We recently spoke with Dr. Andrea Botero, design researcher at the School of Arts, Design, and Architecture at Aalto University, Finland. Together with Markéta Dolejšová (Aalto), Jaz Hee-jeong Choi (RMIT-AU), and Cristina Ampatzidou (RMIT-EU) they started The Open Forest project:

"Open Forest is an experimental inquiry into various forests and forest data sets. The work consists of a series of performative actions, observations and speculative research instruments. In the project, we walk with various forests, including a highly instrumentalized forest field station in Finland, an urban forest in Australia, a protected forest area in the Czech Republic and forest gardens, or chagras, in Colombia. The work invites participants to reflect on the relationships between various entities and creatures with different connections to forests, such as scientists, citizens, city officials, sensors, environmental data, trees, and the overarching climate crisis. One of our aims is to expand the landscape in which stories about forests can be told, and care about them enacted." (Open Forest - World -Making Through Environmental Data, 2022)

Hear more from Andrea in our radio episode.

SMEAR II sensor overlooking a forest
Image of the Hyytiälä Forestry Field Station.
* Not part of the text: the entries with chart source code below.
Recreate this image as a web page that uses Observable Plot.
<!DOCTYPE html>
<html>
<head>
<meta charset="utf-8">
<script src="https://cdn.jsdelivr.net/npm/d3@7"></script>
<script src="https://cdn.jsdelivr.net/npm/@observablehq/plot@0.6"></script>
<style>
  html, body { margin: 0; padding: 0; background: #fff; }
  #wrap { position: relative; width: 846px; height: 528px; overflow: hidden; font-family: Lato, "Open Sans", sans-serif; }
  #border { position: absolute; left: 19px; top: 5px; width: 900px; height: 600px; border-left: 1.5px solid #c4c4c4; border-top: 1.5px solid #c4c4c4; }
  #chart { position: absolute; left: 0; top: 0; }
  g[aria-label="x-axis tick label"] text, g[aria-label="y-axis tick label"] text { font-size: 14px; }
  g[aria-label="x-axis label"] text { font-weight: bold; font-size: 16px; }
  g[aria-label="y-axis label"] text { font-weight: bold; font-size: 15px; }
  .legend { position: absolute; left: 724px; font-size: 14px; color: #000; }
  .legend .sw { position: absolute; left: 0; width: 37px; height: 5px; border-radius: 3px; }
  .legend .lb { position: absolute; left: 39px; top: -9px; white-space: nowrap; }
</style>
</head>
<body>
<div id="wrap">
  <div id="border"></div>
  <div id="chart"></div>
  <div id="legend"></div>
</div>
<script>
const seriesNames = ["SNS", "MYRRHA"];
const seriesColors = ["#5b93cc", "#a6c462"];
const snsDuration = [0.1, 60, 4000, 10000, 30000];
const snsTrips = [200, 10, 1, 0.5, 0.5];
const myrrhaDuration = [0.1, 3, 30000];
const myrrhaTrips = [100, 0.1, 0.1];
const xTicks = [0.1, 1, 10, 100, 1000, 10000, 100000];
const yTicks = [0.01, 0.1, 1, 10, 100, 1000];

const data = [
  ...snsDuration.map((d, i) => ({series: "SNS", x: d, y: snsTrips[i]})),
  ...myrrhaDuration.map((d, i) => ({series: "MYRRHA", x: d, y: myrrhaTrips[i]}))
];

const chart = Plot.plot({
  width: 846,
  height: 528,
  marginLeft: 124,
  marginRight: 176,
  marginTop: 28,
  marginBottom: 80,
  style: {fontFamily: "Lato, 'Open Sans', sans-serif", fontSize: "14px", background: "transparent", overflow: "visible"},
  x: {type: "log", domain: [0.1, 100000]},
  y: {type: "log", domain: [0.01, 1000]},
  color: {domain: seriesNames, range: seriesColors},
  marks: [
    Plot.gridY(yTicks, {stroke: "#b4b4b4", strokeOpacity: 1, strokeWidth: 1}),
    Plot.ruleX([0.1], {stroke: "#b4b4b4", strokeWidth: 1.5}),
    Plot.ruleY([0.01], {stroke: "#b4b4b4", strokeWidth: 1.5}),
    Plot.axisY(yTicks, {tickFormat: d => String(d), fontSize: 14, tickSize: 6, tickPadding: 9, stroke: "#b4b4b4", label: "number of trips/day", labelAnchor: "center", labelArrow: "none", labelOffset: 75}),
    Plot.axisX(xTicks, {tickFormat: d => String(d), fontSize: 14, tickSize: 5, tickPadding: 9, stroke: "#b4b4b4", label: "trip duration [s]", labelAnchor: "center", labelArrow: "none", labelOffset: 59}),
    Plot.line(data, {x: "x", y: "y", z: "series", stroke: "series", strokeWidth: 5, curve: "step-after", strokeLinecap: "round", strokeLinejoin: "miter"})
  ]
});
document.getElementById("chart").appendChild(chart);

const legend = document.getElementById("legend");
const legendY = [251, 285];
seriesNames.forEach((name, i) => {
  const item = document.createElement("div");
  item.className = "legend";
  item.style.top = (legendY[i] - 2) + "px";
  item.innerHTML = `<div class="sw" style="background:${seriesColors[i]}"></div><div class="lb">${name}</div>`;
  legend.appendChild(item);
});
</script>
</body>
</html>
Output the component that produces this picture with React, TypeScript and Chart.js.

Image source: EU-Interact.org [image]. Retrieved March 28, 2022 from https://eu-interact.org/field-sites/hyytiala-forestry-reseatch-station-smear-ii/

Carbon Tree

This website shows live data from a Scots pine tree at the Hyytiälä Forest Field Station in Finland. The Carbon Tree website shows how this medium-sized pine in Southern Finland exchanges carbon dioxide in real time. This Carbon Tree is part of 'Climate Whirl', which aims to increase public awareness of the interactions between forests and climate.

I learned about this work through design researcher Dr. Andrea Botero, who has undertaken field- and design work at the Hyytiälä Forest Field Station and is based at Aalto University.